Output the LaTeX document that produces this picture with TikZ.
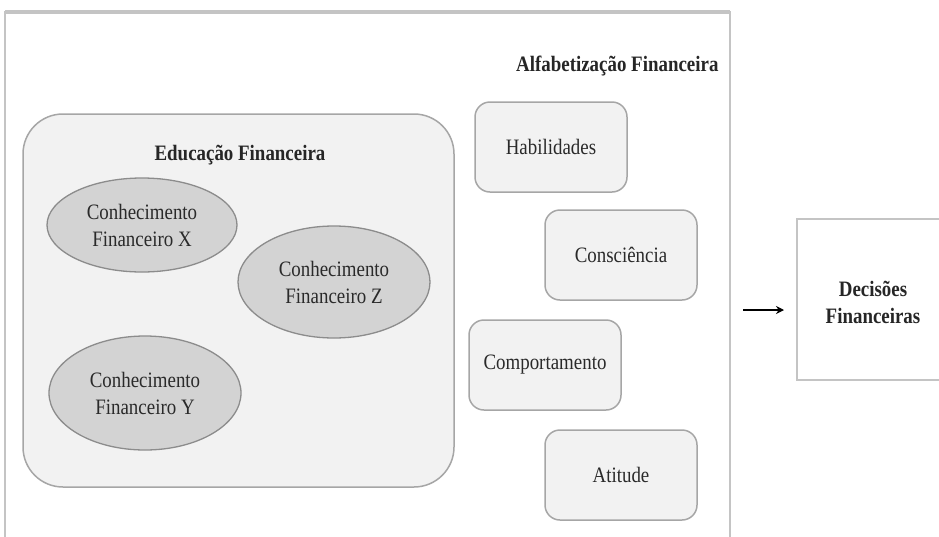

---

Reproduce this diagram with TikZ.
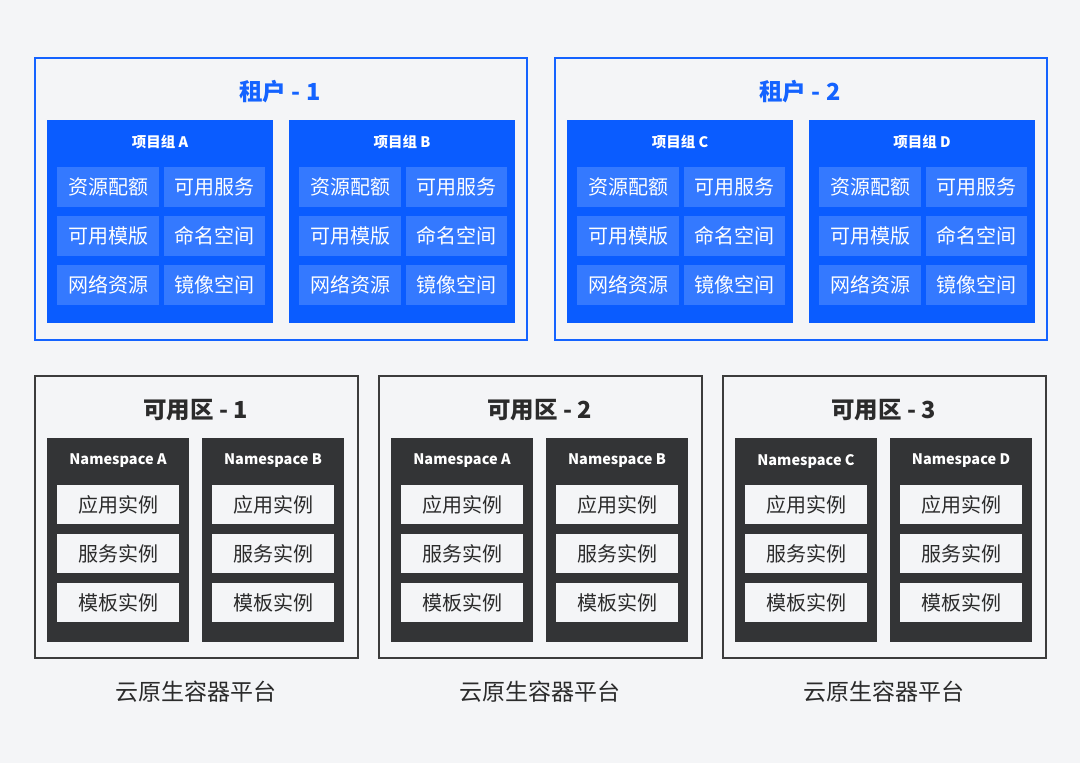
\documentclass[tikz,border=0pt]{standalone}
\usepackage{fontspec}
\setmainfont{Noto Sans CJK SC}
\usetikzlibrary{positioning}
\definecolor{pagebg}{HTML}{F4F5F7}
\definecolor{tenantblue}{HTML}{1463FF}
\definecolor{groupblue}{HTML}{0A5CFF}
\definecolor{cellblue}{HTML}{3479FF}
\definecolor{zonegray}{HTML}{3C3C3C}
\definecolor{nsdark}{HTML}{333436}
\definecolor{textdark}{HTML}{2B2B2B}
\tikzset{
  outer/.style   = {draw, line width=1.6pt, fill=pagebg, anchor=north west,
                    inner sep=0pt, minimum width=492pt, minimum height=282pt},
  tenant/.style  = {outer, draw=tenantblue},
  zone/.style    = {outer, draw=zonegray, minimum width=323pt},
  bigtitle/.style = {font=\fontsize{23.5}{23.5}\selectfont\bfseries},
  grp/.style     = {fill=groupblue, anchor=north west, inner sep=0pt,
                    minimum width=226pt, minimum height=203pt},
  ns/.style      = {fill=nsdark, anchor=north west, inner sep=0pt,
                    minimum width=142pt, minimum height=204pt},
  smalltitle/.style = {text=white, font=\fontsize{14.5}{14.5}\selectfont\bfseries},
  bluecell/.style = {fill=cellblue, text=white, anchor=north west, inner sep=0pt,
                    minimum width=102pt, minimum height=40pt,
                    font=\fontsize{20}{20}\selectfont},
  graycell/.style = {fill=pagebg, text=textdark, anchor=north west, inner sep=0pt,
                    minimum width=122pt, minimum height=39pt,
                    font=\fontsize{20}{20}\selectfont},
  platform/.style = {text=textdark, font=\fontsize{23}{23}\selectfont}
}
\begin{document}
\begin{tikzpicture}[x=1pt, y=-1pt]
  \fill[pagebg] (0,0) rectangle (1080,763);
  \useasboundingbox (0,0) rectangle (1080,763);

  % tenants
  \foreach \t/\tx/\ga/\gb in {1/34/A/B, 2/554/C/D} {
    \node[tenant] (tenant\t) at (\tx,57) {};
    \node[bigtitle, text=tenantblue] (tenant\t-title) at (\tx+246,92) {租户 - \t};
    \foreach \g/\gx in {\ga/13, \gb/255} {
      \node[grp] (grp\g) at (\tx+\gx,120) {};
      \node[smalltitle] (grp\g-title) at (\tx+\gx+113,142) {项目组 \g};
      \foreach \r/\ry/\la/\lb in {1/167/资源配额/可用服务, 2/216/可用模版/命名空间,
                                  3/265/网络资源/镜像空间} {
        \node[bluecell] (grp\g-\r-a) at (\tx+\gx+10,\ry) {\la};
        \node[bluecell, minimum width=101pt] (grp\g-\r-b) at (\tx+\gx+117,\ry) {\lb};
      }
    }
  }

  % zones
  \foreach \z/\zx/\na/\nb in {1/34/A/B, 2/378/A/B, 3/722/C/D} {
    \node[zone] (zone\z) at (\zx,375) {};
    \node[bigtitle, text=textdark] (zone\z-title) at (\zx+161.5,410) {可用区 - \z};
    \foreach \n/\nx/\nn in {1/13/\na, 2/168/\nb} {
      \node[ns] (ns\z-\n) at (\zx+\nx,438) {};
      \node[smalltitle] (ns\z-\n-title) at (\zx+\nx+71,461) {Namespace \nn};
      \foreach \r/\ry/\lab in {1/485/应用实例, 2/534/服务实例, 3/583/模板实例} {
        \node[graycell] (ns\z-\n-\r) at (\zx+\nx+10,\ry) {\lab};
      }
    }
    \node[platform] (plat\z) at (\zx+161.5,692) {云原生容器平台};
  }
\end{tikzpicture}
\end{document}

STATED GOAL :: Extract, from the material above, each line holding the word "this".

FULL RESPONSE ::
Output the LaTeX document that produces this picture with TikZ.
Reproduce this diagram with TikZ.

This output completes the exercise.